C’est un préjugé très courant : les communistes voudraient éliminer toute forme de propriété privée, y compris celle des résidences principales, des voitures individuelles, etc. Si les communistes prenaient le pouvoir, « tout » serait collectivisé.
Les divers propagandistes qui font circuler cette idée absurde ajoutent avec indignation : « les communistes veulent vous priver des fruits de votre travail ; ils veulent vous voler tout ce que vous avez gagné à la sueur de votre front ! »
La propriété bourgeoise
Karl Marx a déjà répondu à cette fable dans le Manifeste du Parti Communiste (1848) :
« L’abolition des rapports de propriété qui ont existé jusqu’ici n’est pas le caractère distinctif du communisme. Le régime de la propriété a subi de continuels changements, de continuelles transformations historiques. La Révolution française, par exemple, a aboli la propriété féodale au profit de la propriété bourgeoise. Ce qui caractérise le communisme, ce n’est pas l’abolition de la propriété en général, mais l’abolition de la propriété bourgeoise. »
Le socle de la « propriété bourgeoise », c’est la propriété privée des grands moyens de production. En France, quelques dizaines de familles – les Mulliez, Arnault, Lagardère, Dassault, Bettencourt, etc. – possèdent et contrôlent les principaux leviers de l’économie. Les banques, l’industrie, la distribution et les transports sont dominés par une poignée de parasites géants dont le seul objectif est d’accumuler toujours plus de profits, au détriment du plus grand nombre.
C’est cette propriété privée que les communistes veulent abolir. Nous voulons exproprier les mastodontes de tous les secteurs économiques.

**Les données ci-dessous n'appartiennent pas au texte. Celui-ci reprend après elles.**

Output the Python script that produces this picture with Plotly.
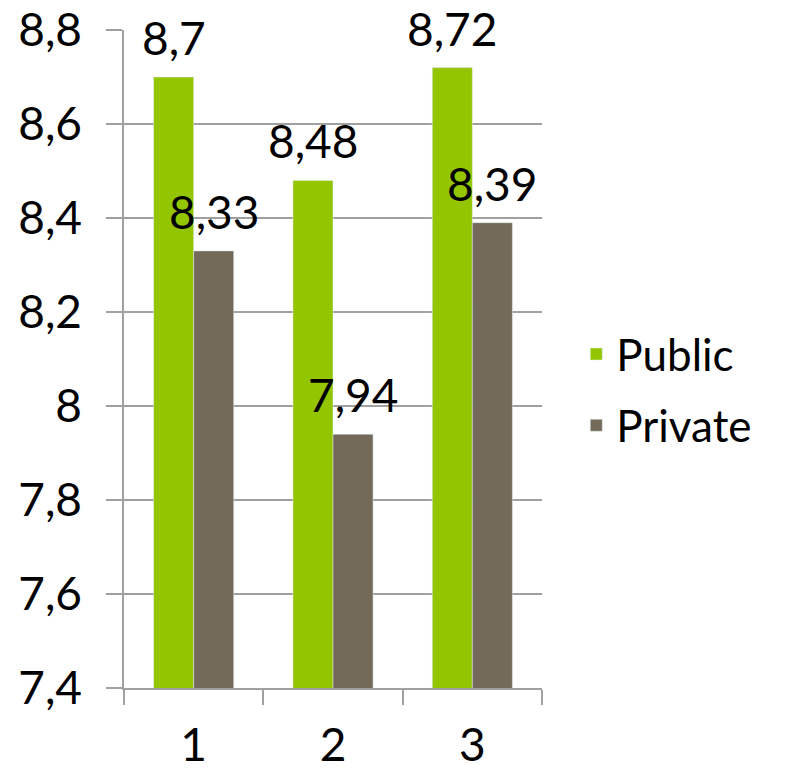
import plotly.graph_objects as go

# Chart values
categories = ["1", "2", "3"]
public = [8.7, 8.48, 8.72]
private = [8.33, 7.94, 8.39]
y_ticks = [7.4, 7.6, 7.8, 8.0, 8.2, 8.4, 8.6, 8.8]

font_family = "Lato, 'Open Sans', sans-serif"
grid_col = "#A0A0A0"
green = "#93C500"
brown = "#736A5A"

fig = go.Figure()
fig.add_trace(go.Bar(x=categories, y=public, name="Public",
                     marker_color=green, legendgroup="pub"))
fig.add_trace(go.Bar(x=categories, y=private, name="Private",
                     marker_color=brown, legendgroup="priv"))

# value labels above each bar (category index, shifted onto its bar)
for vals, shift in [(public, -20), (private, 20)]:
    for i, v in enumerate(vals):
        fig.add_annotation(x=i, y=v, text=str(v).replace(".", ","),
                           showarrow=False, xshift=shift, yshift=10,
                           yanchor="bottom", font=dict(size=46, color="black"))

# page body has an 8px margin, so the figure is a bit smaller than the window
fig.update_layout(
    width=779, height=762,
    barmode="group", bargap=0.425, bargroupgap=0,
    separators=", ",
    plot_bgcolor="white", paper_bgcolor="white",
    font=dict(family=font_family, size=46, color="black"),
    margin=dict(l=116, r=245, t=22, b=82, autoexpand=False),
    legend=dict(x=1.082, y=0.453, yanchor="middle", xanchor="left",
                font=dict(size=44), itemwidth=30, tracegroupgap=11),
)
fig.update_xaxes(
    type="category", automargin=False, range=[-0.5, 2.5],
    showline=True, linecolor=grid_col, linewidth=1.5,
    ticks="outside", tickson="boundaries", ticklen=15, tickcolor=grid_col,
    tickwidth=1.5, showgrid=False, ticklabelstandoff=16,
)
fig.update_yaxes(
    automargin=False, ticklabeloverflow="allow",
    range=[7.4, 8.8], tickvals=y_ticks,
    showline=True, linecolor=grid_col, linewidth=1.5,
    ticks="outside", ticklen=16, tickcolor=grid_col, tickwidth=1.5,
    showgrid=True, gridcolor=grid_col, gridwidth=1.5, zeroline=False,
    ticklabelstandoff=15,
)

fig.write_html("out.html")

Nous voulons remplacer le chaos du marché par une planification socialiste et démocratique de la production. Sur cette base, l’économie sera orientée vers la satisfaction des besoins de tous, au lieu d’être soumise à la soif de profits d’une infime minorité de la population.
La sueur de quels fronts ?
En juin dernier, la France comptait 147 milliardaires. En les expropriant, les communistes vont-ils les priver des fruits de leur travail ? Evidemment pas. Ces gens ne sont pas devenus milliardaires grâce à leur travail ; ils le sont devenus grâce à l’exploitation de ceux qui, ne possédant pas de moyens de production, sont contraints de vendre leur force de travail. Les fortunes de la grande bourgeoisie sont le fruit de l’exploitation des salariés ; ce sont les profits accumulés grâce au travail de la classe ouvrière. En collectivisant les grands moyens de production, les communistes placeront ces richesses sociales entre les mains de ceux qui les créent : les travailleurs. En ce sens, ce ne sera pas un vol, mais le contraire : une restitution.

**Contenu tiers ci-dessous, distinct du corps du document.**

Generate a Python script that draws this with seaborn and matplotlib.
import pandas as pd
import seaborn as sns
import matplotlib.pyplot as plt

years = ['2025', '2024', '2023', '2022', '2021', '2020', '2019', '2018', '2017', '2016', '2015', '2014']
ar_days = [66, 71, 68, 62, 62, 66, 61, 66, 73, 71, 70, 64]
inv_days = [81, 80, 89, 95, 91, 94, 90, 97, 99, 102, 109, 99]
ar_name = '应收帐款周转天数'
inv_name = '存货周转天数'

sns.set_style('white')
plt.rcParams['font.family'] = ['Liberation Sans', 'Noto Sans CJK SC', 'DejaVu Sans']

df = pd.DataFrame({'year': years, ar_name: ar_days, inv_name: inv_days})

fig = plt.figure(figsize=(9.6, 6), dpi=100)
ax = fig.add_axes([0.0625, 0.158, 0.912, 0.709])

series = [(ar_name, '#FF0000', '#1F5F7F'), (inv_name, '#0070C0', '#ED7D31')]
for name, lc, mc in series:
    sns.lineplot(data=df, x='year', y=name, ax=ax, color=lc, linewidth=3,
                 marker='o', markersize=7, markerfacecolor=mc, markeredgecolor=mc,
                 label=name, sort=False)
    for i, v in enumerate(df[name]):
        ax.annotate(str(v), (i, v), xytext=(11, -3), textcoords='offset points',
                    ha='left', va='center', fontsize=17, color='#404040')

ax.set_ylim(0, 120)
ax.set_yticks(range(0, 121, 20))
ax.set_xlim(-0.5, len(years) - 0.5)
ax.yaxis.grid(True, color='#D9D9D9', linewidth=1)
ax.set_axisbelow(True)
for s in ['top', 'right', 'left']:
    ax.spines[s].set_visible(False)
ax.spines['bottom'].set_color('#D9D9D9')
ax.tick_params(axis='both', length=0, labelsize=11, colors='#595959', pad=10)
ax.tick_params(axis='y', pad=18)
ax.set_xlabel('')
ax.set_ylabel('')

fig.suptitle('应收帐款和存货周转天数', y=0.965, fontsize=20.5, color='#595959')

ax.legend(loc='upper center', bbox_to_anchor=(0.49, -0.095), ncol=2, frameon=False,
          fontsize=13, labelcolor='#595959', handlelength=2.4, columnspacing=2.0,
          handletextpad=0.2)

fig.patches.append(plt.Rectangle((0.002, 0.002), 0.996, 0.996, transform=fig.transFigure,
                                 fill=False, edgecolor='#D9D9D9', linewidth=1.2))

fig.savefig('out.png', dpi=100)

Comme l’écrivait Marx : « Le communisme n’enlève à personne le pouvoir de s’approprier des produits sociaux ; il n’ôte que le pouvoir d’asservir le travail d’autrui au moyen de cette appropriation. »[1]
La petite propriété
Qu’en est-il de la petite propriété bourgeoise, et notamment des patrons qui exploitent 5, 10 ou 30 salariés ? Ne faudra-t-il pas les exproprier, eux aussi, dans la mesure où ils « asservissent le travail d’autrui », selon la formule de Marx ?
En général, non. Ce n’est pas une question de principe, mais de réalisme économique et politique. Au lendemain de la révolution socialiste, l’expropriation immédiate de l’ensemble des petits patrons serait le meilleur moyen de semer le chaos et d’alimenter l’opposition au nouveau régime.
Pour les besoins de la planification économique, certaines « petites » entreprises seront rapidement nationalisées, notamment parmi les sous-traitants de l’industrie, car ils y jouent souvent un rôle très important. Mais dans la majorité des cas, la petite propriété capitaliste ne disparaîtra que graduellement et volontairement, au fur et à mesure que le secteur collectivisé démontrera sa supériorité, développera les forces productives, baissera le temps de travail hebdomadaire, élèvera le bien-être et le niveau culturel des travailleurs.
Les bases matérielles et psychologiques de la petite propriété capitaliste disparaîtront peu à peu lors de la phase de transition entre le capitalisme et le communisme. Le facteur déterminant de ce processus sera le développement des forces productives. Sous le communisme, c’est-à-dire dans une société d’abondance où chacun pourra contribuer librement à la richesse sociale et y puiser librement ce dont il a besoin, la propriété capitaliste et l’exploitation qui l’accompagne n’auront plus aucune place et aucun sens.